Cannot every outrage be excused on the grounds that the
elimination of another was of advantage to the person
concerned? There can be no stopping once one starts down
this decline. God does not permit people to mock Him.
Either the National Socialist state must recognize the
limits which God has laid down, or it will favor a moral
decline and carry the state down with it.'
No response to the letter was forthcoming. Frequently, if a critic
did not take on the system publicly and the issue was likely to be
embarrassing, the Nazis preferred to let the matter disappear in the
caverns of the bureaucracy. There, with exquisite, polite casuistry,
officials communicated with each other in such terms as: `I have the
honor to inform you that the female patients referred from your
institution on November 8, 1940, to the institutions of Grafeneck,
Bernburg, Sonnenstein, and Hartheim all died in November of last
year.'
In truth, the euthanasia exterminations were just getting in full
gear. On September 5, 1940, Bishop Wurm wrote Frick again, deploring
that, since his last letter, `this practice has reached tremendous
proportions. Recently, the inmates of old-age homes have also been
included. The basis for this practice seems to be the opinion that
in an efficient nation there is no room for weak and frail people.

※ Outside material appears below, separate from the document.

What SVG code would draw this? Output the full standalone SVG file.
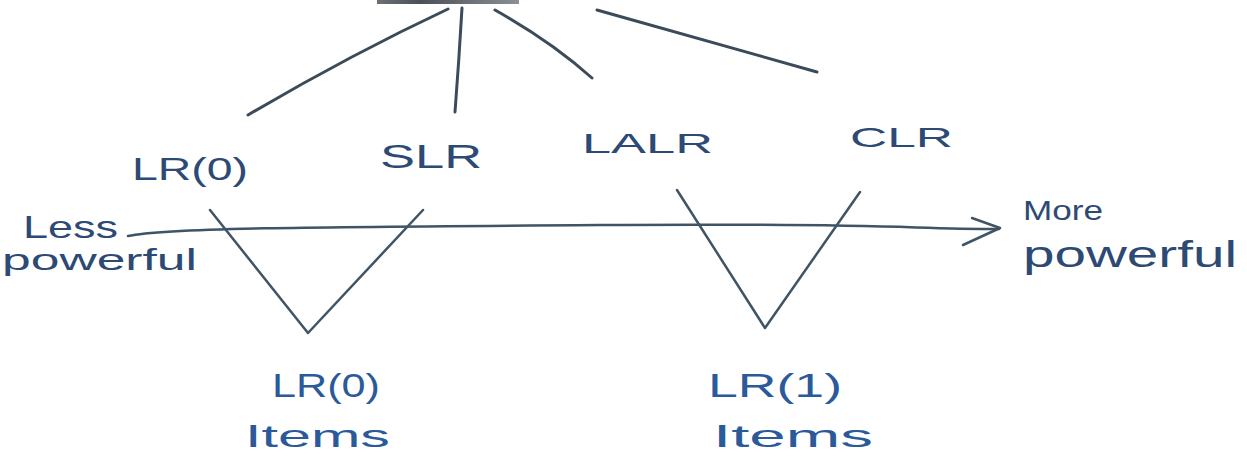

If the leadership of the state is convinced that it is an inevitable
war measure, why does it not issue a decree with legal force, which
would at least have the good point that official quarters would not
have to seek refuge in lies? Is it necessary that the German nation
should be the first civilized nation to return to the habits of
primitive races?'
Soon all pretense of eliminating only `incurables' ceased. Small
institutions were shut down, and larger ones left operating as fronts
with a minute fraction of their former patients. A young,
hardworking farmer by the name of Koch was ordered to report for
sterilization because he was an epileptic. He wrote his mother he
was feeling fine and asked her to send him some tobacco. The next
his mother heard was that he had died of an incurable disease. His
neighbors had no doubt that he had met a violent death and expressed
great indignation.
As 1941 progressed, attention shifted to the small town of Hadamar in
a famous cheese-making region near the Dutch bornder. There, with
the Nazi knack for conspicuousness, an extermination installation was
set up in a former monastery situated on a hill overlooking the
community. Children, with their instinct for cruel truth, taunted
each other: `You're crazy! You'll be sent to bake in Hadamar.' The
bishop of Limburg adressed Justice Minister Gu"rtner: `The population
cannot grasp that systematic actions are carried out which, in
accordance with Paragraph 211 of the German criminal code, are
punishable by death.'
But it was not until late July of 1941 when Count von Galen, the
bishop of Mu"nster, spoke up, that anyone dared to bring the matter
of the killings into the open. Von Galen's family had been renowned
in Germany for hundreds of years, and his name was so famous it
provided him with a certain immunity. `Citizens of Mu"nster,' the
bishop addressed his parishoners, `wounded soldiers are being killed
recklessly since they are of no more productive use to the state.
Mother, your boy will be killed too if he comes back home from the
front crippled.' The recent British air attacks on Mu"nster, the
bishop warned, should be interpreted as God's vengeance on the German
nation.
Walter Tiessler, Goebble's deputy for propaganda and public
enlightenment, responded by suggesting `that we adopt the only
measure that can be taken as good propaganda as well as legal
punishment -- namely: to hang the bishop of Mu"nster. A general
public notice of the execution of the death penalty as well as a
detailed justification of the measure should be made.'
By this time, the preponderance of `useless eaters' and `lives
unworthy of living' had been exterminated. Brandt and Bouhler were
ordered to deemphasize but not discontinue the euthanasia program.
`Directors of asylums,' one official reported, `were instructed that
`useless eaters' who could not work very much should be killed by
slow starvation. This method was considered very good, because the
victims would appear to have died a `natural death.'" (Conot,
207-210)
Works Cited:
Conot, Robert E. JUSTICE AT NUREMBERG. New York: Harper & Row, 1983.